**Aim**
Pull out each line of the data that includes the word "this".

======== Task data

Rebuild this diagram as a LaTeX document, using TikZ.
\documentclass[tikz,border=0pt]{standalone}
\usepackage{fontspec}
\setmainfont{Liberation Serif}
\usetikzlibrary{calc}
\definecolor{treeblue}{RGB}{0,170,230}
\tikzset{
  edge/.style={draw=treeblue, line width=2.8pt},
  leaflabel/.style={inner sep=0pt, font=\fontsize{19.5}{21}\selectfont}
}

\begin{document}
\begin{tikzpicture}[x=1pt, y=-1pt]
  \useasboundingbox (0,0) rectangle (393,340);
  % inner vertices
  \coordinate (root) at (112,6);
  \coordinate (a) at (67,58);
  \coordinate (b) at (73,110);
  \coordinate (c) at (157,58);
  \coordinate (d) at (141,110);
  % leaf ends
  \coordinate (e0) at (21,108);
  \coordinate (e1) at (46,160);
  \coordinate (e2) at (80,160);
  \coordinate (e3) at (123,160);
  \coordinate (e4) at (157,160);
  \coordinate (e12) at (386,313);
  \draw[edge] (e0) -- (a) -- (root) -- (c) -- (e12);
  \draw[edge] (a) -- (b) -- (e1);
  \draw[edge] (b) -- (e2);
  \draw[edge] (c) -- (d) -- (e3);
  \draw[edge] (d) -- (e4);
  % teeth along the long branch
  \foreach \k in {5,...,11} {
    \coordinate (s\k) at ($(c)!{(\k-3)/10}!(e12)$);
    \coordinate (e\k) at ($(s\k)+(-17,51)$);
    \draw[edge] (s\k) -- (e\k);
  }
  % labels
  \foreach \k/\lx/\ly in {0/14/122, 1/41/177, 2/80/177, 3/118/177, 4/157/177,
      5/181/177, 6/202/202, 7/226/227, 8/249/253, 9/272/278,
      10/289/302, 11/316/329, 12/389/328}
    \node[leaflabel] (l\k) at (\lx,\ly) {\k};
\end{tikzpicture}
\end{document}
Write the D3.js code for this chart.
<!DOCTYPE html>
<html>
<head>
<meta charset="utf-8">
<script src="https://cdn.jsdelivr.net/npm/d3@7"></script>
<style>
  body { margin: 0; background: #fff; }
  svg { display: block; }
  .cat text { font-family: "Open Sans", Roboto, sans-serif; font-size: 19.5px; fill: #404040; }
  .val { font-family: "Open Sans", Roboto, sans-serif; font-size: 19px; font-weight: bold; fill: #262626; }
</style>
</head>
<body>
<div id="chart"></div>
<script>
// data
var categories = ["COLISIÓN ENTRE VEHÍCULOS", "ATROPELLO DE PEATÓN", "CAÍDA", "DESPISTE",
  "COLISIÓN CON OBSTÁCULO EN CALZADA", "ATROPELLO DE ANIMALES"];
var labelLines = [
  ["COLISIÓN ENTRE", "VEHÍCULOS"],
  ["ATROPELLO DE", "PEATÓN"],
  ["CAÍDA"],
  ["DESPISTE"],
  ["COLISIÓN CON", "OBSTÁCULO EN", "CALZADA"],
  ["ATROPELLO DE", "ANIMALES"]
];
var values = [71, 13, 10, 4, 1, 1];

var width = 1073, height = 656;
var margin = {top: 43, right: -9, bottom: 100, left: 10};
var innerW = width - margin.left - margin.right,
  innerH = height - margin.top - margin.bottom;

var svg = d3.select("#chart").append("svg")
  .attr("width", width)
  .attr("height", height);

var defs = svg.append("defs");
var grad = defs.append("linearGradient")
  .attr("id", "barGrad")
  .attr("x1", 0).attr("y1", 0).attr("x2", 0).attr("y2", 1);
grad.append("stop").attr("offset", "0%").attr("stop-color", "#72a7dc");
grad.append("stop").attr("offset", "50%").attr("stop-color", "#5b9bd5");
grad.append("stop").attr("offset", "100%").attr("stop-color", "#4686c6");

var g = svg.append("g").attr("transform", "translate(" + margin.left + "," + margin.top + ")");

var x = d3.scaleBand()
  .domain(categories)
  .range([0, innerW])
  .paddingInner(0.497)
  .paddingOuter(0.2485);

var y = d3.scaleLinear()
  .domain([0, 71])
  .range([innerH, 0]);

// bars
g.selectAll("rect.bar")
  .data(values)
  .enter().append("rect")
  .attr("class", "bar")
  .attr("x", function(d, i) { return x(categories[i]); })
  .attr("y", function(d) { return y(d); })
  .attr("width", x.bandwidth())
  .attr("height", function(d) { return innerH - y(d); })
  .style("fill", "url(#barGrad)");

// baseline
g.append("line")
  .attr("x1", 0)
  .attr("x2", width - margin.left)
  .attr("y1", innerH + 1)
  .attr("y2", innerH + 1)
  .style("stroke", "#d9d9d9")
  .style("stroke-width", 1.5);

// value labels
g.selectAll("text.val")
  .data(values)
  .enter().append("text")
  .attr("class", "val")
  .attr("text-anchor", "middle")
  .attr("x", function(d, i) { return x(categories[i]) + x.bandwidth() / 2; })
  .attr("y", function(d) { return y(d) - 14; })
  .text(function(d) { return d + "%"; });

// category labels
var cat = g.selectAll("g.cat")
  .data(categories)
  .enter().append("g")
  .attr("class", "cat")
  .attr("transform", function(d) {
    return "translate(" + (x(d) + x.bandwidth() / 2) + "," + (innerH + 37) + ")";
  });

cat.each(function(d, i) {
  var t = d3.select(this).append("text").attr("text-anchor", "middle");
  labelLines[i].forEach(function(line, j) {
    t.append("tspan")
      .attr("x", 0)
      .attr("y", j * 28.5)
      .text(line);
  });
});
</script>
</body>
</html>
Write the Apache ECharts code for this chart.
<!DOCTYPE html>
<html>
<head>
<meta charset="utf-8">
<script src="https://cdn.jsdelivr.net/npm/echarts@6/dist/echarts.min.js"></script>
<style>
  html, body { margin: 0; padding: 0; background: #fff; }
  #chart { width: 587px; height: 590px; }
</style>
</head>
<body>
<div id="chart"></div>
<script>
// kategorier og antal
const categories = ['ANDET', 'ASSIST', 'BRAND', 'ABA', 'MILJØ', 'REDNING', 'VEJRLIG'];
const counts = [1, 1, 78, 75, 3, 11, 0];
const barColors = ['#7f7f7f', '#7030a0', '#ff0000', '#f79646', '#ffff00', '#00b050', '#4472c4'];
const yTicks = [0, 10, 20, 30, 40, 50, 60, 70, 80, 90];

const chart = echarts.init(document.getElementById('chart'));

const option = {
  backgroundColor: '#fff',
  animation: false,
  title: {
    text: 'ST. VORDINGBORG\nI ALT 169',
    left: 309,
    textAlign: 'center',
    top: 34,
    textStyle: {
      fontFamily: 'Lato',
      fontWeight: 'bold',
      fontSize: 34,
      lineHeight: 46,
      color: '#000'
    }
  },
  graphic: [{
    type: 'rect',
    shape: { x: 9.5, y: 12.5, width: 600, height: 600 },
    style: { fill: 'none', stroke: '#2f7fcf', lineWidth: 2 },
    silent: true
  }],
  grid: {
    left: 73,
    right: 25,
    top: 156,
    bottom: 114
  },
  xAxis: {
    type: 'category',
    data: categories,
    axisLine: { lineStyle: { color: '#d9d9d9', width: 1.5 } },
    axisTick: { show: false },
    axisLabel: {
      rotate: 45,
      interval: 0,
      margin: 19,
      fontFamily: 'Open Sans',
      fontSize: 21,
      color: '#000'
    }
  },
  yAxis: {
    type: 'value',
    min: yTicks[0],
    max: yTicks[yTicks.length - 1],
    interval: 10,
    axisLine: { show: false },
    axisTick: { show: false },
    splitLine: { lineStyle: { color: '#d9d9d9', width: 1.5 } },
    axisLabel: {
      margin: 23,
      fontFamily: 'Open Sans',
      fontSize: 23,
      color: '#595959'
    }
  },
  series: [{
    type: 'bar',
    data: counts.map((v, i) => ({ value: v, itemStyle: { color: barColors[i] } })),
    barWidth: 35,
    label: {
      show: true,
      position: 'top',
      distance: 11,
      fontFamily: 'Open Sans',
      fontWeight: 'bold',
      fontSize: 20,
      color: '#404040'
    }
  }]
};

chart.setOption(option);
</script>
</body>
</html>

================

**The completed task**
Rebuild this diagram as a LaTeX document, using TikZ.
Write the D3.js code for this chart.
  var t = d3.select(this).append("text").attr("text-anchor", "middle");
Write the Apache ECharts code for this chart.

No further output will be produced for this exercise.